Kesehatan Masyarakat Terancam

Kebakaran di area TPA yang berlangsung cukup lama akan berdampak bagi kesehatan masyarakat. Berdasarkan pemantauan Walhi Jateng, warga sekitar TPA Pesalakan mengeluh batuk sesak napas, panas dingin, dan mata perih.

“Setelah warga protes, pemerintah menyediakan layanan kesehatan gratis. Hal serupa terjadi terhadap warga sekitar TPA Penujah yang mengalami sakit mata dan infeksi saluran pernapasan akut (ISPA),” tutur Colis.

Selain itu, di sekitar TPA Putri Cempo, belasan balita dan lansia dari Kampung Jatirejo RT 3 RW 39 Mojosongo pun mengungsi. Salah satu sekolah, SD di Plesungan, Karanganyar juga libur akibat asap yang masuk ke kawasan sekolah.

Cerminan Praktik Buruk Open Dumping

Kementerian Lingkungan Hidup dan Kehutanan (KLHK) menyebutkan, kini terapat 364 TPA di Indonesia. Sebanyak 33 % masih menggunakan sistem penimbunan terbuka (open dumping), 55 % controlled landfills, dan sisanya 12 % sanitary landfills.
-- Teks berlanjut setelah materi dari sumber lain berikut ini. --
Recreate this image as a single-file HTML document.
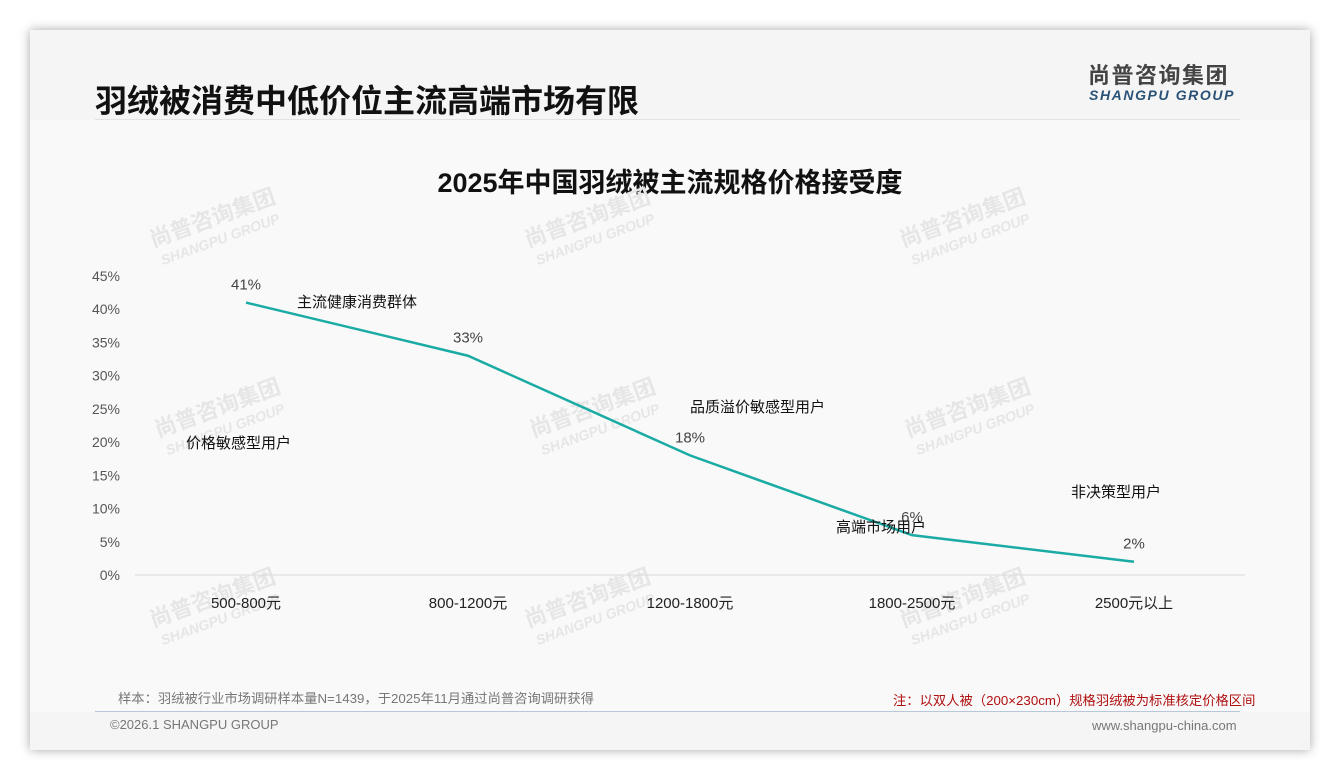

Kenyataannya, lanjut Colis, mayoritas TPA di Indonesia terbukti masih banyak menggunakan praktik penimbunan terbuka meskipun dalam dokumen pemerintah masuk kategori controlled landfill atau sanitary landfill. \

BACA JUGA: 88% Warga Sukaluyu Konsisten Pilah Sampah dari Rumah

“Hal ini tak jauh beda dengan klaim pemerintah yang mengatakan TPA Putri Cempo dan TPA Jatibarang menggunakan sanitary landfill. Namun, realitasnya masih menggunakan metode open dumping. Padahal, TPA open dumping sudah dilarang sejak tahun 2013 oleh pemerintah,” ucap Colis.
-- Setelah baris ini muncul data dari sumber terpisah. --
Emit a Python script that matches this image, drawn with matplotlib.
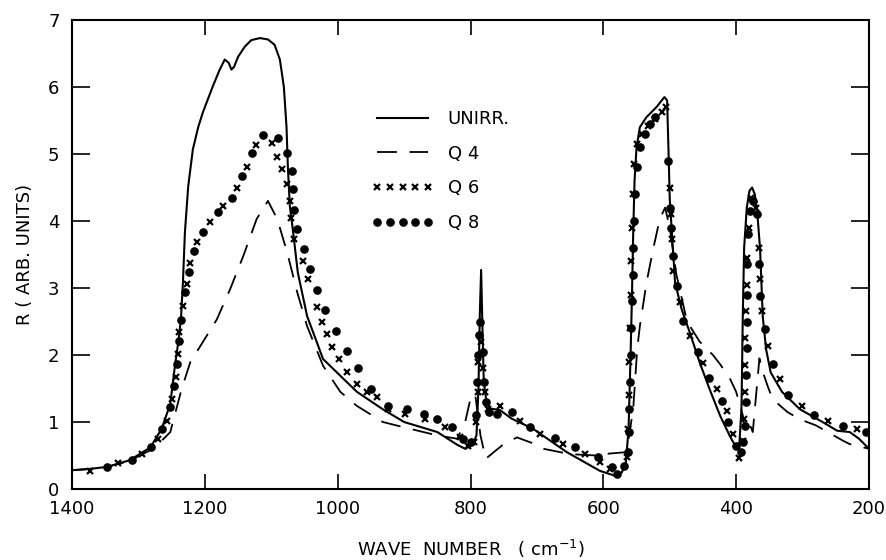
import matplotlib
matplotlib.use("Agg")
import matplotlib.pyplot as plt

# ---------------- data ----------------
unirr_wn = [1400, 1373, 1347, 1313, 1282, 1265, 1252, 1245, 1240, 1236, 1233, 1230, 1225, 1218,
            1210, 1203, 1188, 1178, 1170, 1164, 1160, 1156, 1150, 1140, 1130, 1117, 1105, 1095,
            1087, 1081, 1077, 1075, 1072, 1067, 1060, 1046, 1022, 996, 971, 932, 900, 850, 820,
            808, 797, 791, 788, 786, 784, 782, 780, 776, 770, 756, 738, 706, 655, 605, 580, 572,
            566, 562, 559, 557, 555, 553, 550, 545, 535, 520, 508, 504, 502, 500, 492, 482, 470,
            455, 440, 424, 409, 400, 395, 392, 390, 388, 384, 380, 376, 372, 368, 364, 360, 355,
            348, 331, 304, 270, 248, 229, 215, 200]
unirr_r = [0.28, 0.30, 0.33, 0.43, 0.62, 0.90, 1.27, 1.84, 2.19, 2.53, 3.08, 3.83, 4.52, 5.07,
           5.40, 5.62, 6.01, 6.25, 6.41, 6.36, 6.26, 6.30, 6.45, 6.60, 6.70, 6.73, 6.71, 6.63,
           6.41, 6.00, 5.40, 4.81, 4.22, 3.83, 3.23, 2.58, 1.94, 1.69, 1.45, 1.19, 1.00, 0.85, 0.66,
           0.60, 0.66, 0.80, 1.50, 2.60, 3.27, 2.40, 1.60, 1.30, 1.20, 1.18, 1.05, 0.90, 0.55, 0.27,
           0.19, 0.25, 0.40, 0.90, 2.00, 2.83, 3.83, 4.60, 5.10, 5.40, 5.55, 5.70, 5.85, 5.80, 5.10,
           4.33, 3.08, 2.68, 2.34, 1.89, 1.49, 1.09, 0.78, 0.62, 0.70, 1.20, 2.60, 3.60, 4.20, 4.45,
           4.50, 4.40, 4.10, 3.58, 2.58, 2.09, 1.74, 1.45, 1.19, 1.00, 0.87, 0.85, 0.75, 0.60]

q4_wn = [1400, 1373, 1347, 1313, 1282, 1265, 1252, 1235, 1222, 1207, 1182, 1162, 1142, 1122,
         1105, 1091, 1076, 1061, 1046, 1022, 996, 971, 932, 900, 850, 820, 808, 800, 793, 785,
         777, 765, 750, 730, 700, 690, 650, 610, 590, 565, 555, 549, 545, 535, 525, 515, 507,
         500, 490, 474, 455, 435, 424, 409, 400, 390, 386, 379, 375, 370, 365, 360, 352, 345,
         323, 304, 280, 239, 229, 200]
q4_r = [0.28, 0.30, 0.33, 0.42, 0.58, 0.72, 0.85, 1.49, 1.89, 2.13, 2.53, 2.98, 3.48, 4.03,
        4.30, 4.03, 3.53, 2.94, 2.43, 1.84, 1.45, 1.24, 1.00, 0.92, 0.80, 0.75, 1.00, 1.35, 1.42,
        0.80, 0.45, 0.55, 0.67, 0.77, 0.66, 0.60, 0.52, 0.50, 0.53, 0.55, 1.20, 2.09, 2.43, 3.08,
        3.58, 4.03, 4.20, 3.90, 3.20, 2.50, 2.20, 2.00, 1.86, 1.64, 1.45, 1.10, 0.85, 0.95, 0.85,
        1.40, 1.95, 1.75, 1.52, 1.34, 1.15, 1.04, 0.95, 0.72, 0.67, 0.60]

q6_wn = [1373, 1331, 1295, 1270, 1257, 1250, 1243, 1240, 1239, 1233, 1227, 1222, 1212, 1192,
         1172, 1152, 1137, 1123, 1099, 1092, 1084, 1076, 1072, 1070, 1066, 1052, 1045, 1031,
         1024, 1016, 1009, 998, 986, 971, 956, 941, 924, 899, 869, 839, 816, 804, 795, 791,
         789, 788, 784, 781, 778, 774, 756, 726, 695, 660, 627, 605, 590, 565, 563, 562, 561,
         560, 559, 558, 557, 556, 554, 550, 542, 532, 522, 512, 505, 500, 498, 497, 495, 485,
         470, 450, 429, 414, 405, 396, 390, 388, 387, 386, 386, 385, 384, 383, 381, 377, 370,
         366, 364, 361, 352, 334, 301, 262, 218]
q6_r = [0.27, 0.39, 0.52, 0.75, 1.01, 1.34, 1.67, 2.01, 2.34, 2.73, 3.06, 3.38, 3.68, 3.98,
        4.22, 4.50, 4.81, 5.13, 5.16, 4.96, 4.77, 4.55, 4.30, 4.05, 3.73, 3.40, 3.13, 2.71,
        2.49, 2.31, 2.12, 1.94, 1.74, 1.56, 1.45, 1.37, 1.20, 1.12, 1.04, 0.93, 0.78, 0.64, 0.70,
        1.00, 1.45, 1.90, 2.20, 1.80, 1.45, 1.20, 1.24, 1.01, 0.82, 0.67, 0.52, 0.40, 0.30, 0.48,
        0.90, 1.40, 1.90, 2.40, 2.90, 3.40, 3.90, 4.40, 4.85, 5.15, 5.30, 5.42, 5.52, 5.62, 5.70,
        4.50, 4.10, 3.73, 3.25, 2.79, 2.28, 1.88, 1.49, 1.16, 0.82, 0.46, 0.72, 1.05, 1.45, 1.85,
        2.25, 2.65, 3.05, 3.45, 3.90, 4.35, 4.20, 3.60, 3.13, 2.65, 2.13, 1.64, 1.24, 1.01, 0.90]

q8_wn = [1347, 1310, 1281, 1265, 1252, 1246, 1242, 1239, 1236, 1230, 1224, 1216, 1203, 1180,
         1159, 1144, 1129, 1112, 1090, 1076, 1069, 1067, 1066, 1061, 1051, 1042, 1031, 1019,
         1003, 986, 970, 950, 924, 895, 870, 850, 828, 812, 800, 792, 790, 789, 787, 785, 781,
         779, 776, 772, 760, 738, 710, 673, 643, 608, 587, 580, 569, 563, 562, 561, 560, 559,
         558, 557, 556, 555, 554, 552, 549, 545, 538, 530, 522, 503, 500, 498, 495, 489, 480,
         457, 441, 421, 412, 400, 393, 389, 386, 385, 385, 384, 384, 384, 383, 382, 379, 374,
         369, 366, 364, 357, 345, 322, 283, 239, 205]
q8_r = [0.33, 0.43, 0.63, 0.90, 1.22, 1.54, 1.86, 2.21, 2.52, 2.94, 3.24, 3.55, 3.84, 4.13,
        4.35, 4.67, 5.01, 5.29, 5.24, 5.01, 4.75, 4.48, 4.17, 3.88, 3.58, 3.28, 2.97, 2.67,
        2.36, 2.06, 1.80, 1.50, 1.24, 1.20, 1.12, 1.05, 0.92, 0.75, 0.70, 1.10, 1.60, 2.00, 2.30,
        2.50, 2.05, 1.60, 1.30, 1.15, 1.12, 1.15, 0.92, 0.76, 0.62, 0.48, 0.33, 0.22, 0.34, 0.55,
        0.85, 1.20, 1.60, 2.00, 2.40, 2.80, 3.20, 3.60, 4.00, 4.40, 4.80, 5.10, 5.30, 5.45, 5.55,
        4.90, 4.20, 3.90, 3.48, 3.03, 2.51, 2.04, 1.65, 1.31, 1.00, 0.64, 0.55, 0.70, 0.94, 1.30,
        1.70, 2.10, 2.50, 2.90, 3.36, 3.80, 4.15, 4.30, 4.10, 3.36, 2.88, 2.39, 1.86, 1.40, 1.10,
        0.94, 0.85]

labels = ["UNIRR.", "Q 4", "Q 6", "Q 8"]
xticks = [1400, 1200, 1000, 800, 600, 400, 200]
yticks = [0, 1, 2, 3, 4, 5, 6, 7]

# ---------------- figure ----------------
plt.rcParams['font.family'] = ['DejaVu Sans']
fig = plt.figure(figsize=(8.86, 5.60), dpi=100)
ax = fig.add_axes([72 / 886, 1 - 489 / 560, (869 - 72) / 886, (489 - 20) / 560])

ax.plot(unirr_wn, unirr_r, color='black', lw=1.5, label=labels[0])
ax.plot(q4_wn, q4_r, color='black', lw=1.3, dashes=(11, 7), label=labels[1])
ax.plot(q6_wn, q6_r, ls='none', marker='x', ms=4.5, mew=1.6, color='black', label=labels[2])
ax.plot(q8_wn, q8_r, ls='none', marker='o', ms=5.2, color='black', label=labels[3])

ax.set_xlim(1400, 200)
ax.set_ylim(0, 7)
ax.set_xticks(xticks)
ax.set_yticks(yticks)
ax.tick_params(axis='both', which='major', direction='in', top=True, right=True,
               labelsize=13, width=1.2, color='black')
ax.tick_params(axis='x', length=11, pad=8)
ax.tick_params(axis='y', length=13, pad=9)
for s in ax.spines.values():
    s.set_linewidth(1.5)

ax.set_xlabel("WAVE  NUMBER   ( cm$^{-1}$)", fontsize=13, labelpad=14)
ax.set_ylabel("R ( ARB. UNITS)", fontsize=13, labelpad=10)

leg = ax.legend(loc='upper left', bbox_to_anchor=((372 - 72) / 797, (489 - 110) / 469),
                frameon=False, fontsize=13, numpoints=5, handlelength=3.4,
                handletextpad=0.8, labelspacing=0.92, borderpad=0, borderaxespad=0)

fig.savefig("out.png", dpi=100)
Merespons berbagai peristiwa kebakaran TPA, Walhi Jateng mendesak pemerintah menghentikan pengelolaan TPA dengan sistem open dumping. Hal itu untuk mengurangi potensi kebakaran di masa mendatang.

“Pemerintah juga perlu mengimplementasikan pengelolaan sampah dengan hirarki zero waste yang benar dengan berfokus pada pengurangan sampah dari sumber seperti organik dan plastik sekali pakai,” ujar Colis.